Thursday, July 27, 2006

 

Finally, I'm playing again


I'm back after a too-long break from my cello. I had been afraid I'd lose some ground, but I was relieved to find the contrary. Within a few hours of getting home Wednesday morning, I hauled my cello into my bedroom and spent several hours just playing, only focusing on getting the right tones for each note. After clearing out a little rust from my finger joints, things went quite well. I was especially pleased to find those second position ringing tones with little trouble. My hand still has to get used to the open-hand stretch (C to E on the a-string, for example.)

Today, I returned to my more focused workout. For a while, at least, I felt I was even getting the right durations on the longer notes. I'm working on two new Bach pieces, Minuet No 1 and Minuet No. 3, in the Suzuki 2 book. Learning these has been fun - they aren't that difficult, they are familiar tunes, and they both use second position shifts, which are fun when I get them right. I'm also enjoying learning the basic Mel Bay fiddle tunes - I'm on the fourth one. They are simple, easy to pick up, and sound good.

After six days of resting inside its case with three dampits, my D string was very sharp(!), but the rest of them were pretty closely in tune(?). I tuned down the D, and haven't had to tune it back up in five hours of playing. The three dampits were completely dried out. Temperatures were apparently a bit warmer while we were gone...

Again I scored a bunch of low priced used Cello CDs at Title Wave:

1) A six CD set by Jacqueline DuPre: "Les Introuvables de Jacqueline DuPre" (I'd already bought the second half - three CDs in a case - a few weeks ago, but I really didn't expect to ever find the first half by itself, so it was worth buying the whole collection; hopefully I can resell the second half back to Title Wave, next trip);
2) Yo-Yo Ma with Emanuel Ax playing Beethoven Sonatas Nos. 1 and 2;
3) Alexander Rudin, playing Cello Concertos Nos. 1 and 2 by Kabalevsky;
4) Tim Hugh, playing the Walton Cello Concerto (combined with Dong-Suk Kang playing his Violin Concerto);
5) Andres Diaz playing pieces by Bernstein, Barber, and Footz in a CD titled "American Visions".


Unmasked!

For a long time, I've tried to stay generally anonymous. Although many bloggers use their real names, I initially felt I wouldn't be able to be completely open and honest if I knew my friends, family, and former coworkers were reading me. I felt it would inhibit me, making me censor my thoughts... I'm sure that if someone who knew me really wanted to dig out my identity, they wouldn't have too much trouble; but I really don't expect that to happen.

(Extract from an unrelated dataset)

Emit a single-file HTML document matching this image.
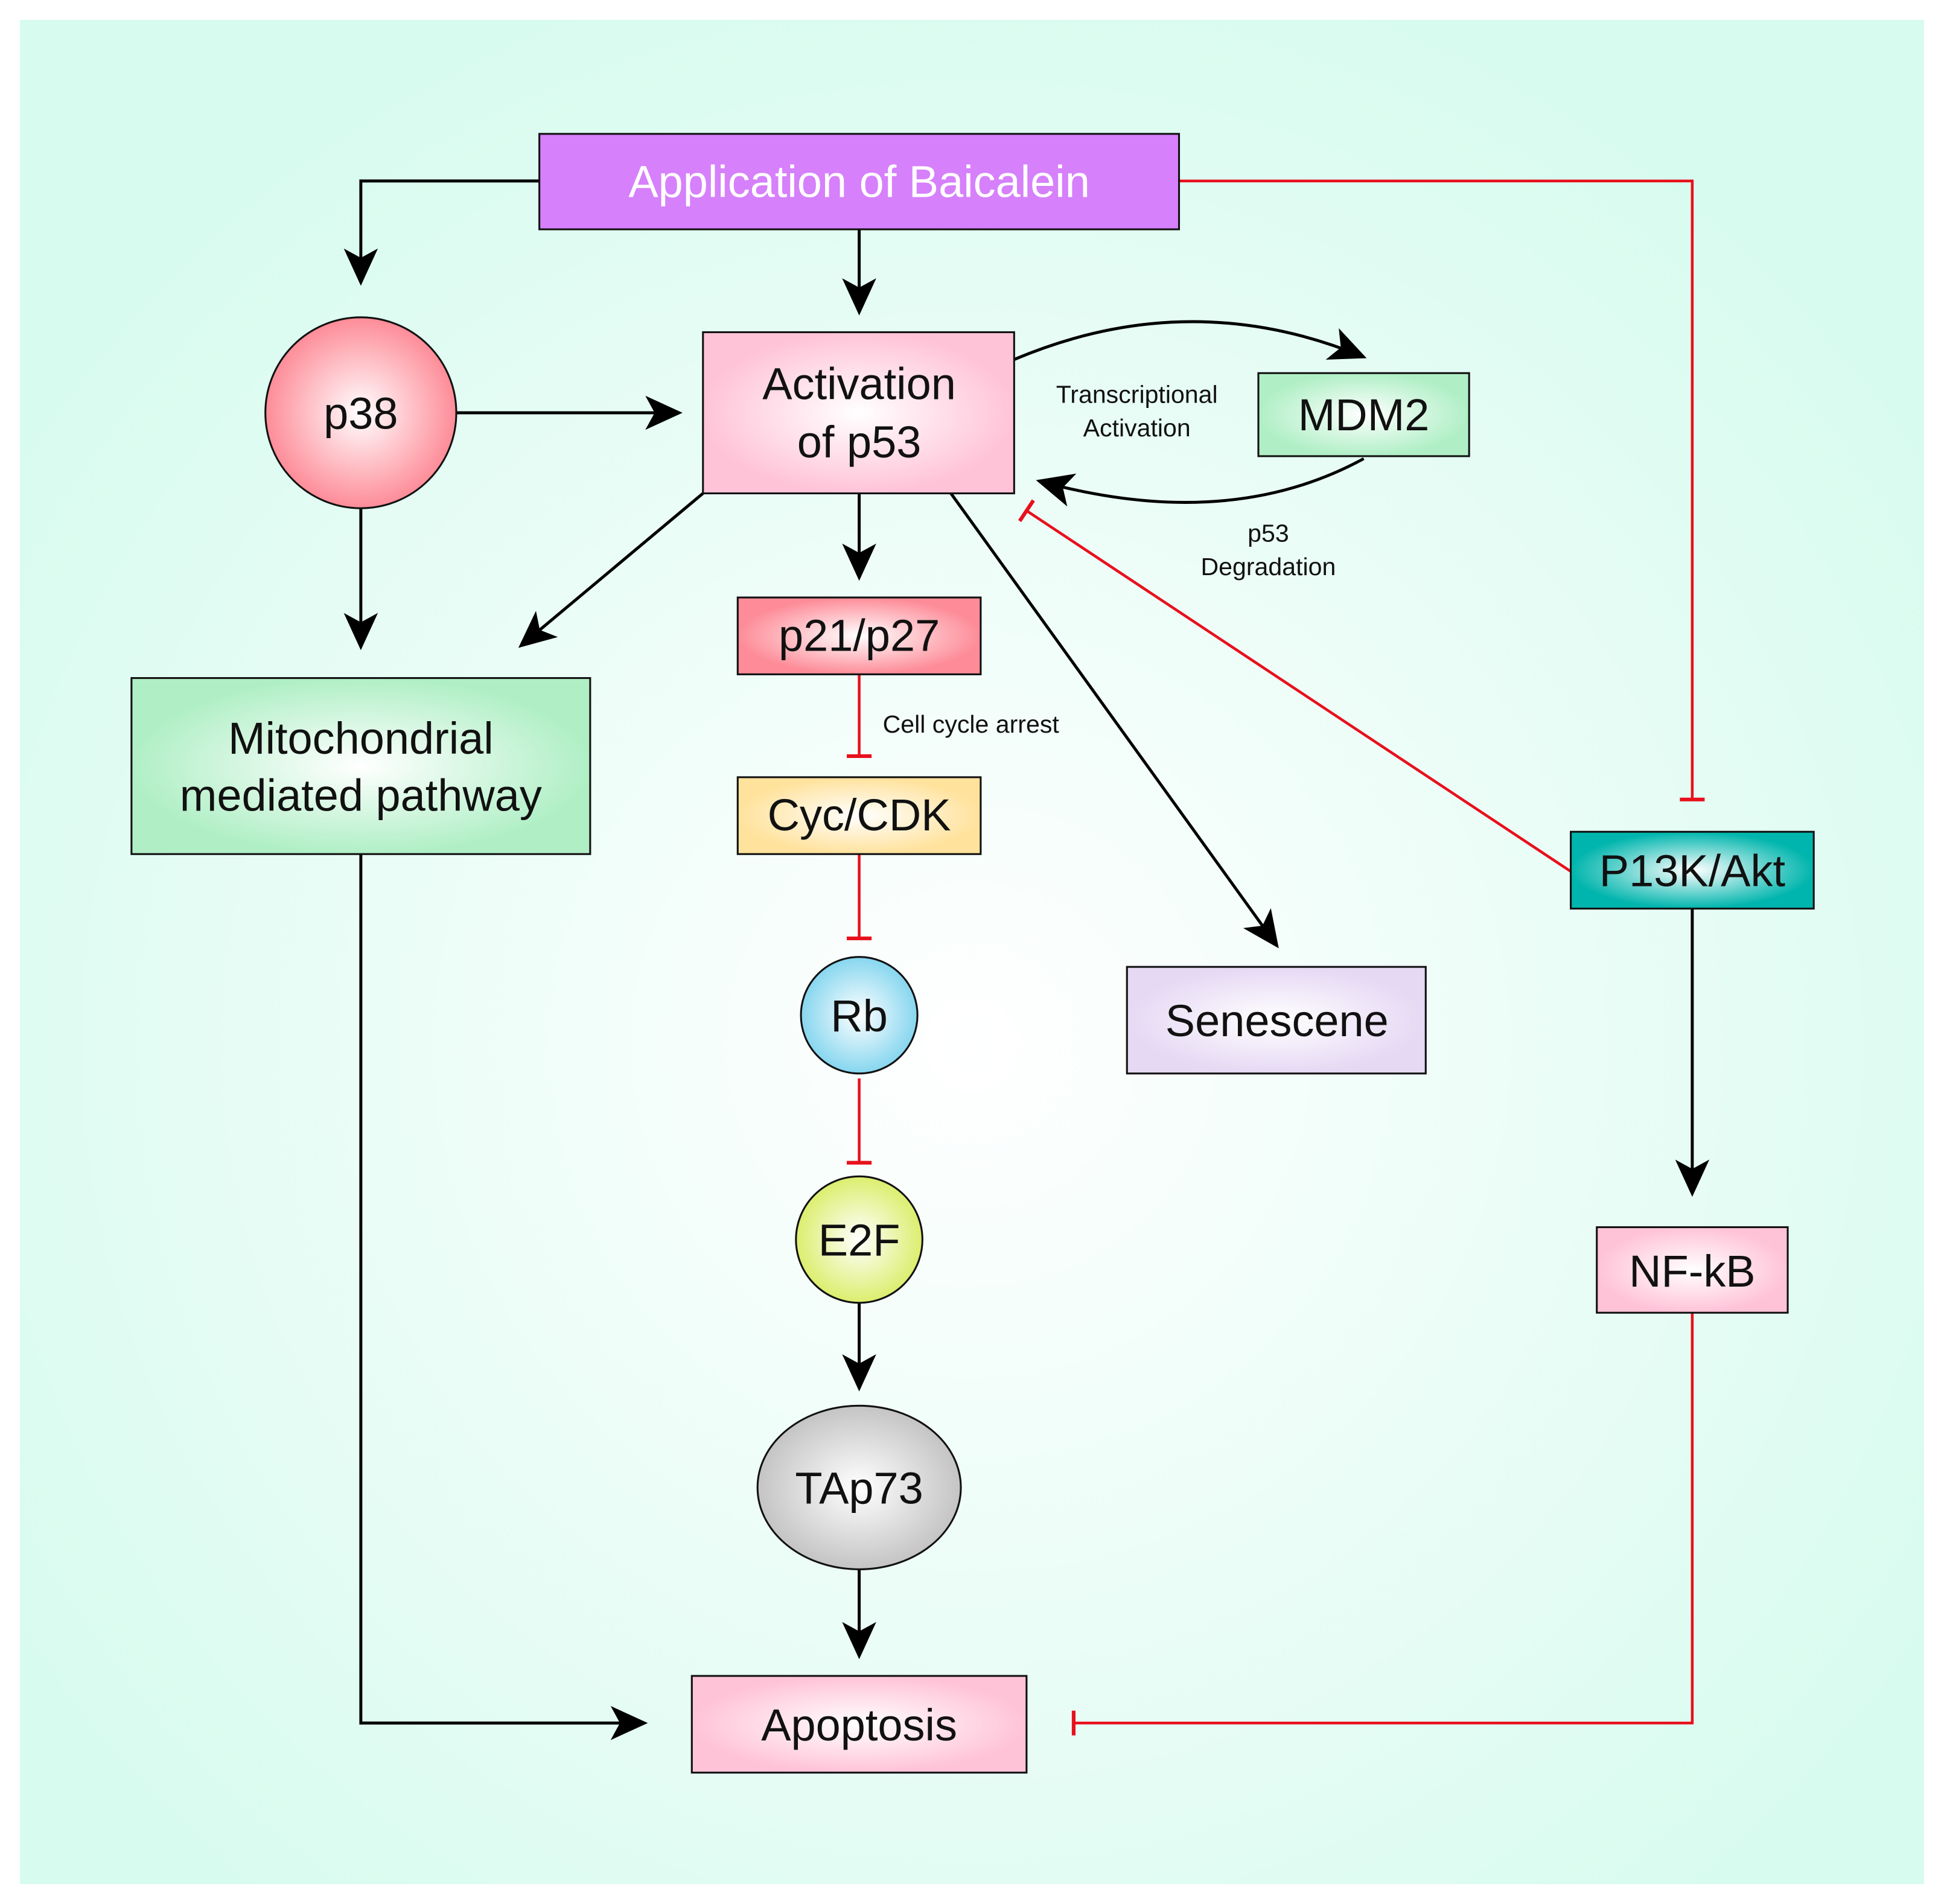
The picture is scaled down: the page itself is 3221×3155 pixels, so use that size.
<!DOCTYPE html>
<html><head><meta charset="utf-8"><style>
html,body{margin:0;padding:0;background:#fff}
svg{display:block}
text{font-family:"Liberation Sans",sans-serif;fill:#111}
</style></head><body>
<svg width="3221" height="3155" viewBox="0 0 1568 1536" xmlns="http://www.w3.org/2000/svg">
<defs>
<radialGradient id="bg" cx="50%" cy="55%" r="60%"><stop offset="0" stop-color="#ffffff"/><stop offset="1" stop-color="#d8fbef"/></radialGradient>
<radialGradient id="pink"><stop offset="0" stop-color="#fff"/><stop offset="1" stop-color="#ffc3d8"/></radialGradient>
<radialGradient id="red"><stop offset="0" stop-color="#fff"/><stop offset="1" stop-color="#fd8c98"/></radialGradient>
<radialGradient id="green"><stop offset="0" stop-color="#fff"/><stop offset="1" stop-color="#b0efc6"/></radialGradient>
<radialGradient id="yel"><stop offset="0" stop-color="#fff"/><stop offset="1" stop-color="#ffe29c"/></radialGradient>
<radialGradient id="blue"><stop offset="0" stop-color="#fff"/><stop offset="1" stop-color="#86d6ef"/></radialGradient>
<radialGradient id="lime"><stop offset="0" stop-color="#fff"/><stop offset="1" stop-color="#dcee6e"/></radialGradient>
<radialGradient id="gray"><stop offset="0" stop-color="#fff"/><stop offset="1" stop-color="#c4c4c4"/></radialGradient>
<radialGradient id="lav"><stop offset="0" stop-color="#fff"/><stop offset="1" stop-color="#e6d9f4"/></radialGradient>
<radialGradient id="teal"><stop offset="0" stop-color="#fff"/><stop offset="1" stop-color="#00b5ad"/></radialGradient>
<marker id="ar" markerUnits="userSpaceOnUse" markerWidth="30" markerHeight="30" viewBox="0 0 24 24" refX="22" refY="12" orient="auto">
<path d="M0,1 L24,12 L0,23 L6,12 Z" fill="#000"/></marker>
<marker id="tb" markerUnits="userSpaceOnUse" markerWidth="24" markerHeight="24" viewBox="0 0 24 24" refX="12" refY="12" orient="auto">
<path d="M12,2 V22" stroke="#e8101c" stroke-width="3"/></marker>
</defs>
<rect x="16" y="16" width="1536" height="1504" fill="url(#bg)"/>
<g fill="none" stroke="#000" stroke-width="2.4">
<path d="M435,146 H291 V228" marker-end="url(#ar)"/>
<path d="M693,185 V252" marker-end="url(#ar)"/>
<path d="M368,333 H548" marker-end="url(#ar)"/>
<path d="M291,410 V522" marker-end="url(#ar)"/>
<path d="M567,398 L420,521" marker-end="url(#ar)"/>
<path d="M693,398 V466" marker-end="url(#ar)"/>
<path d="M767,398 L1030,763" marker-end="url(#ar)"/>
<path d="M818,290 Q960,230 1100,288" marker-end="url(#ar)"/>
<path d="M1100,370 Q990,430 838,388" marker-end="url(#ar)"/>
<path d="M693,1051 V1120" marker-end="url(#ar)"/>
<path d="M693,1266 V1336" marker-end="url(#ar)"/>
<path d="M291,689 V1390 H520" marker-end="url(#ar)"/>
<path d="M1365,733 V963" marker-end="url(#ar)"/>
</g>
<g fill="none" stroke="#e8101c" stroke-width="2.2">
<path d="M951,146 H1365 V645" marker-end="url(#tb)"/>
<path d="M1267,703 L828,412" marker-end="url(#tb)"/>
<path d="M693,544 V610" marker-end="url(#tb)"/>
<path d="M693,689 V757" marker-end="url(#tb)"/>
<path d="M693,870 V938" marker-end="url(#tb)"/>
<path d="M1365,1059 V1390 H866" marker-end="url(#tb)"/>
</g>
<g stroke="#111" stroke-width="1.5">
<rect x="435" y="108" width="516" height="77" fill="#d680fb"/>
<circle cx="291" cy="333" r="77" fill="url(#red)"/>
<rect x="567" y="268" width="251" height="130" fill="url(#pink)"/>
<rect x="1015" y="301" width="170" height="67" fill="url(#green)"/>
<rect x="595" y="482" width="196" height="62" fill="url(#red)"/>
<rect x="595" y="627" width="196" height="62" fill="url(#yel)"/>
<circle cx="693" cy="819" r="47" fill="url(#blue)"/>
<circle cx="693" cy="1000" r="51" fill="url(#lime)"/>
<ellipse cx="693" cy="1200" rx="82" ry="66" fill="url(#gray)"/>
<rect x="558" y="1352" width="270" height="78" fill="url(#pink)"/>
<rect x="106" y="547" width="370" height="142" fill="url(#green)"/>
<rect x="909" y="780" width="241" height="86" fill="url(#lav)"/>
<rect x="1267" y="671" width="196" height="62" fill="url(#teal)"/>
<rect x="1288" y="990" width="154" height="69" fill="url(#pink)"/>
</g>
<g font-size="36" text-anchor="middle">
<text x="693" y="159" style="fill:#fff">Application of Baicalein</text>
<text x="291" y="346">p38</text>
<text x="693" y="322">Activation</text>
<text x="693" y="369">of p53</text>
<text x="1100" y="347">MDM2</text>
<text x="693" y="525">p21/p27</text>
<text x="693" y="670">Cyc/CDK</text>
<text x="693" y="832">Rb</text>
<text x="693" y="1013">E2F</text>
<text x="693" y="1213">TAp73</text>
<text x="693" y="1404">Apoptosis</text>
<text x="291" y="608">Mitochondrial</text>
<text x="291" y="654">mediated pathway</text>
<text x="1030" y="836">Senescene</text>
<text x="1365" y="715">P13K/Akt</text>
<text x="1365" y="1038">NF-kB</text>
</g>
<g font-size="20">
<text x="917" y="325" text-anchor="middle">Transcriptional</text>
<text x="917" y="352" text-anchor="middle">Activation</text>
<text x="1023" y="437" text-anchor="middle">p53</text>
<text x="1023" y="464" text-anchor="middle">Degradation</text>
<text x="712" y="591">Cell cycle arrest</text>
</g>
</svg>
</body></html>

Then I got a comment from someone I'd mentioned in an earlier post: my cello teacher's daughter (a wonderful pianist, and a very talented writer). So now I've been unmasked at least to my teacher. I was a bit concerned, at first, thinking she'd be able to read my thoughts and interpretations regarding our lessons; I worried that I might start censoring myself. After a few days, I relaxed. I have a lot of respect for her and greatly appreciate her efforts to help me learn; and I'd have no problem if she wanted to correct any of my many misconceptions about the cello.

One of my main reasons for this blog was to try to sort out what I'm doing; to rehash what I think I understand as it happens; and for me, writing is the best way to do this. Over the months, I've gone back and made several corrections to some of my posts (one today, even), fixing misconceptions, etc. While I don't expect that I'm getting everything perfectly the first time I hear it, I'm not really that worried that my teacher would disagree (at least not strongly) with anything I've written about the cello. As for my other rants and more personal stuff - I am who I am; I do not feel the need to seek anyone's approval; nor do I expect anyone to agree with everything (or anything, for that matter) that I've written.